* **Task directions**
Reproduce the lines below exactly, from the one containing "Write the React, TypeScript" through the one containing "const furColors = ['#3e65c5', '#c8452a'];", both included. Leave out any pictures.

* **The data**
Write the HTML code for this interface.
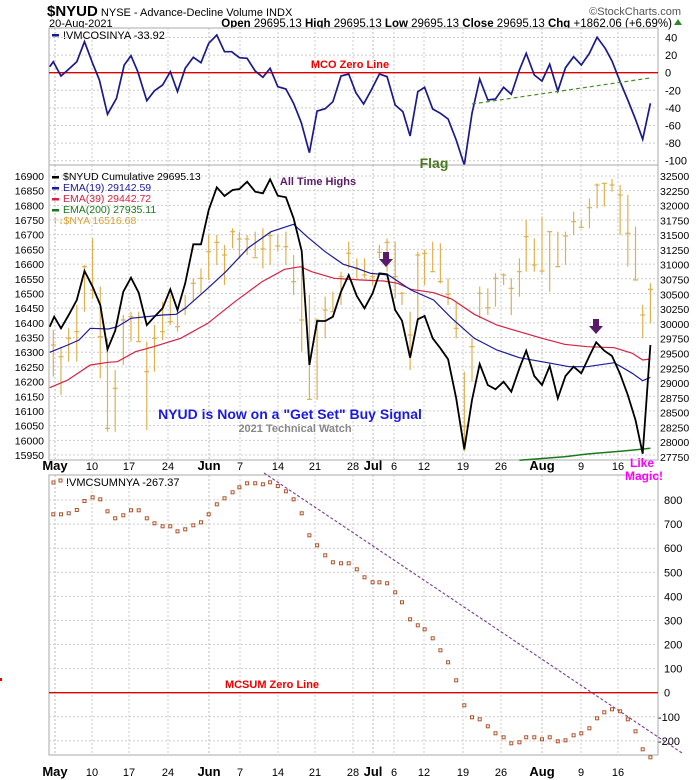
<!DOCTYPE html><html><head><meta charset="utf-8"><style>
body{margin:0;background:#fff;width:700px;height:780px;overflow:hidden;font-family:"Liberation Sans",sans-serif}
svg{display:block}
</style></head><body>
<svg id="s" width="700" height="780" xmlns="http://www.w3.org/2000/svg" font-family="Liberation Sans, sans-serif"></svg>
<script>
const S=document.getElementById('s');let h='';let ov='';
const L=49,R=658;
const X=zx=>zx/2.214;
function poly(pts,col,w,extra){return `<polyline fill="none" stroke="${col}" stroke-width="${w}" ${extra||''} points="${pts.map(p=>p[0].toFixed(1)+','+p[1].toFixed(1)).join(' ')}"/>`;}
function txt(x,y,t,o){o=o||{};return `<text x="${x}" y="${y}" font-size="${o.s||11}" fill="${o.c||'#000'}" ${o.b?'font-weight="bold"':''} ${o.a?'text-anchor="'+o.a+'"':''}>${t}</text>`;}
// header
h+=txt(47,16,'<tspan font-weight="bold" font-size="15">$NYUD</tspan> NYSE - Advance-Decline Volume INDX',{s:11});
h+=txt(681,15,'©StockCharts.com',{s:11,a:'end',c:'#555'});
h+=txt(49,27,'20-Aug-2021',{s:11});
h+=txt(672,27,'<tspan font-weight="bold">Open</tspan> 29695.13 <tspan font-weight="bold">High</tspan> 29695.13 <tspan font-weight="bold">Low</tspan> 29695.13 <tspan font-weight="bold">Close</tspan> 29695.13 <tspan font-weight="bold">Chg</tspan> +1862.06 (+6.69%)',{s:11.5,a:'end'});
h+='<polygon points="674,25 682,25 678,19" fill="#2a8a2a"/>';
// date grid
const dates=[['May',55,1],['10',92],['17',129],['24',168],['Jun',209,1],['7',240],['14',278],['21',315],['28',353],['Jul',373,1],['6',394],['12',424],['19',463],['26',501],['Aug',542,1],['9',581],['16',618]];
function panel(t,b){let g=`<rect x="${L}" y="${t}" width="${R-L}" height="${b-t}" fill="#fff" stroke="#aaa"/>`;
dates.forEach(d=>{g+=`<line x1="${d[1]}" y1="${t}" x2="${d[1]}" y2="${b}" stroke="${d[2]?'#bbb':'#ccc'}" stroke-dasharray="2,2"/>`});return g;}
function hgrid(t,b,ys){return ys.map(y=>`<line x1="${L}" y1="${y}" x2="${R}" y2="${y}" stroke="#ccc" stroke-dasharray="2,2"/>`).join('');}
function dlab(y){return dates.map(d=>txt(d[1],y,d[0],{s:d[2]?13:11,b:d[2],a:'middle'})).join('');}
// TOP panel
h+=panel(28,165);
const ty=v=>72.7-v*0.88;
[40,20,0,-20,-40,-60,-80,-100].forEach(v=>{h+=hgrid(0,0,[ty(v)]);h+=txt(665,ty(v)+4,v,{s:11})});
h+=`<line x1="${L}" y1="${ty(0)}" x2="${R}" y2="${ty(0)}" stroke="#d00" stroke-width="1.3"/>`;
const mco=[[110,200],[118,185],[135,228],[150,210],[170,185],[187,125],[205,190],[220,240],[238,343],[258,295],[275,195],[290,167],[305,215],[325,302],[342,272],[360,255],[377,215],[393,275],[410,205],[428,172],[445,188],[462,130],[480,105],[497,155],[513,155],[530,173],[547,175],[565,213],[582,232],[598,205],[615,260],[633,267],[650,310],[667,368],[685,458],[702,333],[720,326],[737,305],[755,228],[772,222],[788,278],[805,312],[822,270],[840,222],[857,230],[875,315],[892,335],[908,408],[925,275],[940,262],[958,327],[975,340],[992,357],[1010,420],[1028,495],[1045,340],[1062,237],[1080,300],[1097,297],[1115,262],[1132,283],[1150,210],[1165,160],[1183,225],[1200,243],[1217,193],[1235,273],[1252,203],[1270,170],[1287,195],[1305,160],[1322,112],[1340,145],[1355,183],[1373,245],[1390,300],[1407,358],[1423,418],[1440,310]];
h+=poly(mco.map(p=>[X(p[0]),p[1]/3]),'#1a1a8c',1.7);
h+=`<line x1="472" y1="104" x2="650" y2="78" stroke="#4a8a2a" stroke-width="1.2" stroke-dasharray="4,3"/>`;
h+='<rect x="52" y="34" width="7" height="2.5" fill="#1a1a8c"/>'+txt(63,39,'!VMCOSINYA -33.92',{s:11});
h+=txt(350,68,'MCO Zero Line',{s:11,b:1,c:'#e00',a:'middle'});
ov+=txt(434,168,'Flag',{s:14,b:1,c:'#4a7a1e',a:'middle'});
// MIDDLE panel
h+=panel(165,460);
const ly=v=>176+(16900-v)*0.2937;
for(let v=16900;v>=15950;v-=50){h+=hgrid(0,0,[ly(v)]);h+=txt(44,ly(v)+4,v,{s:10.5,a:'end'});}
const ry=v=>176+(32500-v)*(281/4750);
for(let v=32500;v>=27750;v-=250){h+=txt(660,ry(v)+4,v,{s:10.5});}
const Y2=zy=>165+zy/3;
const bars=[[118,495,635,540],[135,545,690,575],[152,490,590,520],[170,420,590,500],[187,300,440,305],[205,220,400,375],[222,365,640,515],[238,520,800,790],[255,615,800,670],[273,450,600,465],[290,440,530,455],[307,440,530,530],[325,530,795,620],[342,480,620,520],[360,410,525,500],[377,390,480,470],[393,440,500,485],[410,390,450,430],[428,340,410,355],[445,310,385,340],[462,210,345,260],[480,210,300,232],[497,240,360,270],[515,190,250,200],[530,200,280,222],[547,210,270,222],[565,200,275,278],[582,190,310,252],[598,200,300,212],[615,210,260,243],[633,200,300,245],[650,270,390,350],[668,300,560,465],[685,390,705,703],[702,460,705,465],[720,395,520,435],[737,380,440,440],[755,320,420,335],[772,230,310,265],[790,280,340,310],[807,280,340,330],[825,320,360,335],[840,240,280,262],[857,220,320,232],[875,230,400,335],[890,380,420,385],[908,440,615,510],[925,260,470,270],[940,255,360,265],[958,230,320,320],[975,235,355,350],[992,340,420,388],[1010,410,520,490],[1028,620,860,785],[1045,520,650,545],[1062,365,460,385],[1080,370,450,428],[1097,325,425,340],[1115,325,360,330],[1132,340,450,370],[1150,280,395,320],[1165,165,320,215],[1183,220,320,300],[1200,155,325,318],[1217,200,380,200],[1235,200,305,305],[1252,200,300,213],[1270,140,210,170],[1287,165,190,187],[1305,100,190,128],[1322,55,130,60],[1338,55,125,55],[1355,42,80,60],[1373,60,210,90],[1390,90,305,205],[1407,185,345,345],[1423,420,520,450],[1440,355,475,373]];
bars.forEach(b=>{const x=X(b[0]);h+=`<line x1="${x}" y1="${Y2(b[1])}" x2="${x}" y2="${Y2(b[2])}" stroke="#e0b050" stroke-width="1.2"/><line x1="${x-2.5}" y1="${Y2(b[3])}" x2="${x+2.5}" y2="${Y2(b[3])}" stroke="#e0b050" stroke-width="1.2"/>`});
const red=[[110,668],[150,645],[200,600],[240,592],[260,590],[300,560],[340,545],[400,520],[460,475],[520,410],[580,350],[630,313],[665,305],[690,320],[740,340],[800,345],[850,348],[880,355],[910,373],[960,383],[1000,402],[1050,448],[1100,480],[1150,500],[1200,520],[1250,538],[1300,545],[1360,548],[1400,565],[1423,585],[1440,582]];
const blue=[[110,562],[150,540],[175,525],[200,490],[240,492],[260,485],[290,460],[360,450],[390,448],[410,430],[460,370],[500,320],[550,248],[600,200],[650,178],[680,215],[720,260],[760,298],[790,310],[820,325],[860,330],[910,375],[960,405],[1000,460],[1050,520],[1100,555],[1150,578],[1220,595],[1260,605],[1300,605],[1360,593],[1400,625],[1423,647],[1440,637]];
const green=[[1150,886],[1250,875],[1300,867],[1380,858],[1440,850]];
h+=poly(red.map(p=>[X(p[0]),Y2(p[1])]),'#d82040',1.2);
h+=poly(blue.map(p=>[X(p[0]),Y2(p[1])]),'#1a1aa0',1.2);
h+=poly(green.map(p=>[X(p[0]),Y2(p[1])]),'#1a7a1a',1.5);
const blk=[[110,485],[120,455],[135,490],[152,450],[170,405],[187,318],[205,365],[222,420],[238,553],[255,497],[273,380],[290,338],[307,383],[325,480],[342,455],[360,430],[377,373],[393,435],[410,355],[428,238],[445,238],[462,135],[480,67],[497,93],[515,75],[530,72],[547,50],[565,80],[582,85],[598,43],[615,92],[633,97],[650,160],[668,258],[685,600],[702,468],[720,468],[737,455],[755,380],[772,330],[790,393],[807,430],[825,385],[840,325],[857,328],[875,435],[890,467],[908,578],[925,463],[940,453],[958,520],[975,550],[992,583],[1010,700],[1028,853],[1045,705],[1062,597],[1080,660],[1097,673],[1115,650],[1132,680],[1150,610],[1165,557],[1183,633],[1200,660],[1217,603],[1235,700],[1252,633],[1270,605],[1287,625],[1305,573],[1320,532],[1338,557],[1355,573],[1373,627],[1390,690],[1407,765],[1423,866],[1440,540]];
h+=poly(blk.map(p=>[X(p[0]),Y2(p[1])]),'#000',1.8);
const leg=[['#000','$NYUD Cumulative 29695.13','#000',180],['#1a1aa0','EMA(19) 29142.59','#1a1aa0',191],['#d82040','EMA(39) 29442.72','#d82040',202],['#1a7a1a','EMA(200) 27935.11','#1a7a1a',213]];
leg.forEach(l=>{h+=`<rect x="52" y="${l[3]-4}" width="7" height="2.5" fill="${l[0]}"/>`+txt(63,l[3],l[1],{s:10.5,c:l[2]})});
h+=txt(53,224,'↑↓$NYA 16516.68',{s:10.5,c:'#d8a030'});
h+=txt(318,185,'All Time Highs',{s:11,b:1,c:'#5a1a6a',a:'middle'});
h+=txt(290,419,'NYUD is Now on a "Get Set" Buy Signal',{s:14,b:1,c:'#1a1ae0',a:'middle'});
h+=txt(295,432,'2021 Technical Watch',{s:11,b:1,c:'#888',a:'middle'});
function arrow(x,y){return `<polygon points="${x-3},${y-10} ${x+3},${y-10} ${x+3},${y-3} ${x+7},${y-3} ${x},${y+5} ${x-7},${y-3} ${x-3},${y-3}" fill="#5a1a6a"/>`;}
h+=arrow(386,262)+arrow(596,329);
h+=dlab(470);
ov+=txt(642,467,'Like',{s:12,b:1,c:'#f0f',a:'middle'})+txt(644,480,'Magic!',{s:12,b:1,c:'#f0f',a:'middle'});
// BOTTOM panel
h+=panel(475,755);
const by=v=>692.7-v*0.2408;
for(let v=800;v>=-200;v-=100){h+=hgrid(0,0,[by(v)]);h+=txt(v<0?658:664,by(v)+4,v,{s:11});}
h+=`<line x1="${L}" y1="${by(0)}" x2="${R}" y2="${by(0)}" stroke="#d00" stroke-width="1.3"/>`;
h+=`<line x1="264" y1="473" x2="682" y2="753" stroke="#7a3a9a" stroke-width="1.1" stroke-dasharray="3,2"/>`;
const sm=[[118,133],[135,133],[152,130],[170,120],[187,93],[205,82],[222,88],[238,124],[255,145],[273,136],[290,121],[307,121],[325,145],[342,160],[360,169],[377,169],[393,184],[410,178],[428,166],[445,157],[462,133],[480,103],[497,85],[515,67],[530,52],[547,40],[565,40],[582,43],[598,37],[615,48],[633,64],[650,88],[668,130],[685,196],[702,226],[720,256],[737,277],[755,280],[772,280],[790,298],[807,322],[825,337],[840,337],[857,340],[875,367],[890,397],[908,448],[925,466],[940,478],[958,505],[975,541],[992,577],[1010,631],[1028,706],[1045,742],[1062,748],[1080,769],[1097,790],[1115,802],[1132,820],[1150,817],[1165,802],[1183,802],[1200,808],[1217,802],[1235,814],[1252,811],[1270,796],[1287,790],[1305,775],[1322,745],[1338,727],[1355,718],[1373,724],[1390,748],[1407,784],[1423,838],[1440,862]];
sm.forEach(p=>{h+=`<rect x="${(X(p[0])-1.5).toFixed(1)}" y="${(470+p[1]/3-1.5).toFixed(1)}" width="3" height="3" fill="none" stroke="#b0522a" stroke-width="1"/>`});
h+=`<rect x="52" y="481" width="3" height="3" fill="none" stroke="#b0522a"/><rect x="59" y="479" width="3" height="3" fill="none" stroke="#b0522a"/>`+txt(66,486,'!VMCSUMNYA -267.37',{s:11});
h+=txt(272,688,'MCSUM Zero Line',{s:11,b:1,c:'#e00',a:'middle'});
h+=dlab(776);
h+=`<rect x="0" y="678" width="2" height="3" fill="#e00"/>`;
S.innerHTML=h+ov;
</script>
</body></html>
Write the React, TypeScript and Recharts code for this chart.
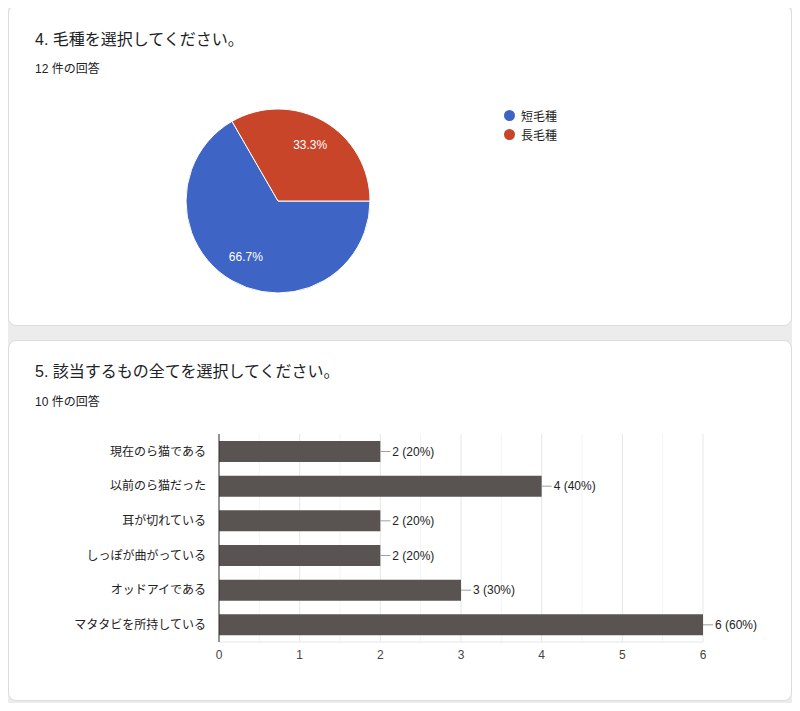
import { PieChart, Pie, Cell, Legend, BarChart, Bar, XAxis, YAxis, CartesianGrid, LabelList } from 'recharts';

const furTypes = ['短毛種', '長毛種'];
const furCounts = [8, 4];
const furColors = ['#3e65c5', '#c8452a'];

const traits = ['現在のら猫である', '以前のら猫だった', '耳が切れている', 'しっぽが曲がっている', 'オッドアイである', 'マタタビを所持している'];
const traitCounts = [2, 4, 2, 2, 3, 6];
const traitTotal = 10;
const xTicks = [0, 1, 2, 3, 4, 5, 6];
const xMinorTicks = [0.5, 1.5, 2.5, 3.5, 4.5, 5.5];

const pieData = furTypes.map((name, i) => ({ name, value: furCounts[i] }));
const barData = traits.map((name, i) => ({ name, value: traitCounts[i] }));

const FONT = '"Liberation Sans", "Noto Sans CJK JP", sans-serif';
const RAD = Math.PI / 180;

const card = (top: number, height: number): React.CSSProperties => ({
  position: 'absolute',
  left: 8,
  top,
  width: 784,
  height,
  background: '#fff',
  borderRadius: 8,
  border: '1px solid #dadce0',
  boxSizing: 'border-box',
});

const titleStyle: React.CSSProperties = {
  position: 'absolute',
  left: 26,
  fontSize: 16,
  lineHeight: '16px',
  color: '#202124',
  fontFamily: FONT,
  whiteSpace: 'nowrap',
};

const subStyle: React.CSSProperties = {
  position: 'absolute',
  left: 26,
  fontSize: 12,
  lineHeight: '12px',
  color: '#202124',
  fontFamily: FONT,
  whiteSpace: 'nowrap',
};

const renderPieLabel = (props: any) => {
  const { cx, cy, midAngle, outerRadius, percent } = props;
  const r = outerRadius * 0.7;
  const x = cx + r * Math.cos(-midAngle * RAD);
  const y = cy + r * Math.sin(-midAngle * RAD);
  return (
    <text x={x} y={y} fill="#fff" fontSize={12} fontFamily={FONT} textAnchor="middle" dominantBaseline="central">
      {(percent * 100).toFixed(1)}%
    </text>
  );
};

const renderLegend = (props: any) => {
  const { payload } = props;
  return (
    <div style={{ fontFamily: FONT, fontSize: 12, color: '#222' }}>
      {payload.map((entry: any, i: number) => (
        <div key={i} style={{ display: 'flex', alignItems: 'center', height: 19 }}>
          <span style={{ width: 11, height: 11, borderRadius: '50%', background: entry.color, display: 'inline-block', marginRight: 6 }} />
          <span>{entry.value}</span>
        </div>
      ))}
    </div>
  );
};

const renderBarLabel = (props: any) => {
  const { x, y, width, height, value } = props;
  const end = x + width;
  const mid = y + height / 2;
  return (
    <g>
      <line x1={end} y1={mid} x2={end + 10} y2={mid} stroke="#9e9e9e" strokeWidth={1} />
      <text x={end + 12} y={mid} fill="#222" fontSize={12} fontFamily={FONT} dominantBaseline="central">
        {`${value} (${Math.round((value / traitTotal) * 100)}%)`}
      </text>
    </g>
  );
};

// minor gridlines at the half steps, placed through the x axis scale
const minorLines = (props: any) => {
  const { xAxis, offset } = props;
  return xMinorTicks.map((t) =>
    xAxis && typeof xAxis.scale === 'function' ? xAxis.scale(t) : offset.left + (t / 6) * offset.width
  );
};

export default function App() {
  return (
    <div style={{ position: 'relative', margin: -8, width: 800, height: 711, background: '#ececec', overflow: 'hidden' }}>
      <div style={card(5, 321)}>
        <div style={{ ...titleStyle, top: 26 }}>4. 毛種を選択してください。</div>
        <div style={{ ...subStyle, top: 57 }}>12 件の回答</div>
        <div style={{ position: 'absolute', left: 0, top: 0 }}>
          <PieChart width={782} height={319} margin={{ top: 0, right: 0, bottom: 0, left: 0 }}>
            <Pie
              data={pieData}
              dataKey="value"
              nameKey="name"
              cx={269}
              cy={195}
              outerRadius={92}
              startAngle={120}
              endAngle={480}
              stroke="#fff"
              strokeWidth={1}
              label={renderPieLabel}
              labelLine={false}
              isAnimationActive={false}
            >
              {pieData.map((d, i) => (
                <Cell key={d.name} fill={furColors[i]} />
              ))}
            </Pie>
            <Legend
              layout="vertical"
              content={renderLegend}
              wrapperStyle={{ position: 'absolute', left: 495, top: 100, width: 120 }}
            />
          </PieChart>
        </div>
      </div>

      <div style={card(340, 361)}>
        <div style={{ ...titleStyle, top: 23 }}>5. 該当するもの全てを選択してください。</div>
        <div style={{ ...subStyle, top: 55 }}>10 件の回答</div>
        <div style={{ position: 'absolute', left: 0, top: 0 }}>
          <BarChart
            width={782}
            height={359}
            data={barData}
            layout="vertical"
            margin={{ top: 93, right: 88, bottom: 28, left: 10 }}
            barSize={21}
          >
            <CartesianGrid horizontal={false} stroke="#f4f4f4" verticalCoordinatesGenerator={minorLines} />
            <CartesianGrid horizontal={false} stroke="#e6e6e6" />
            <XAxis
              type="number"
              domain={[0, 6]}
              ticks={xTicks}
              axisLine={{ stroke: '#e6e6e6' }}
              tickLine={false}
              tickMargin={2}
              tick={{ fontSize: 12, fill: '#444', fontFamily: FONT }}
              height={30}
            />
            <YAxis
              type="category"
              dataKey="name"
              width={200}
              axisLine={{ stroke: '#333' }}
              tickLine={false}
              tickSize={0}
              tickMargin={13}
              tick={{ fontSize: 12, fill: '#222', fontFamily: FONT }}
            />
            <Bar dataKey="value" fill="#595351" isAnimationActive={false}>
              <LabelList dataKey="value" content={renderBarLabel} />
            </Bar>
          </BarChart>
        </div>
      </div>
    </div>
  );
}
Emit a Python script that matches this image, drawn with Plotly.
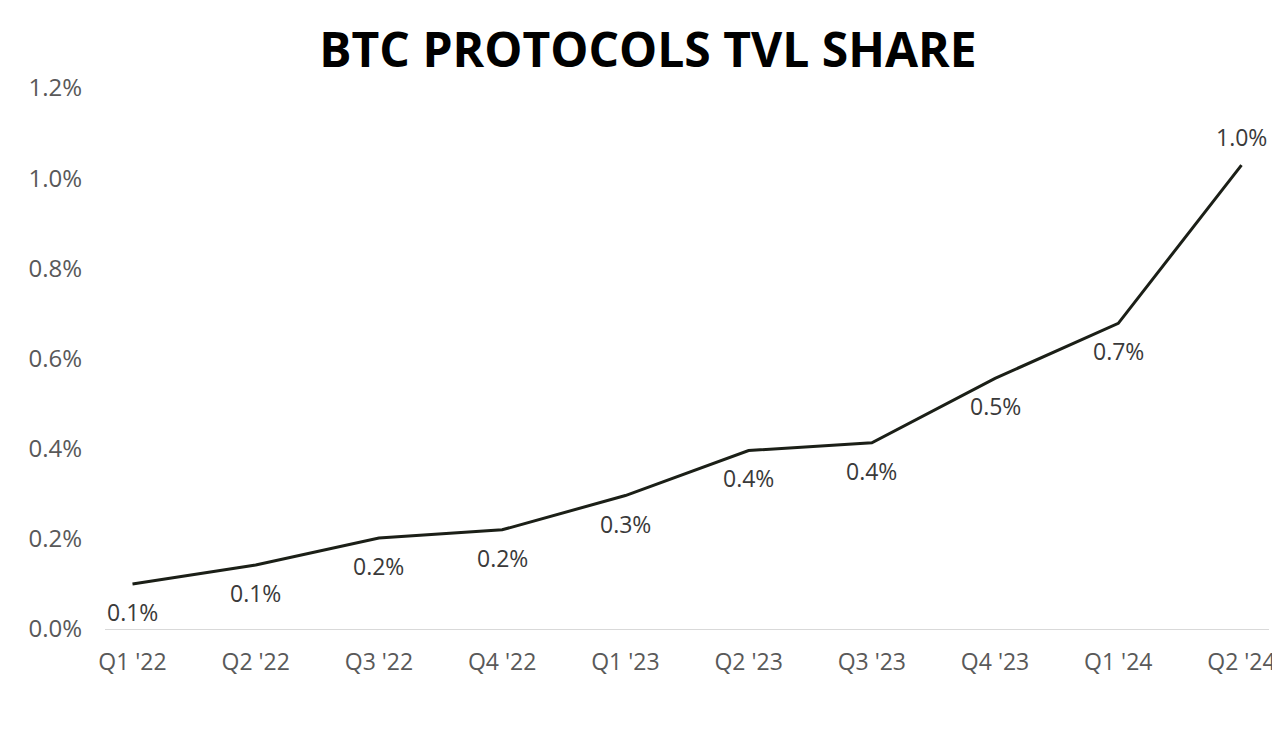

* **Result**
Write the React, TypeScript and Recharts code for this chart.
import { PieChart, Pie, Cell, Legend, BarChart, Bar, XAxis, YAxis, CartesianGrid, LabelList } from 'recharts';

const furTypes = ['短毛種', '長毛種'];
const furCounts = [8, 4];
const furColors = ['#3e65c5', '#c8452a'];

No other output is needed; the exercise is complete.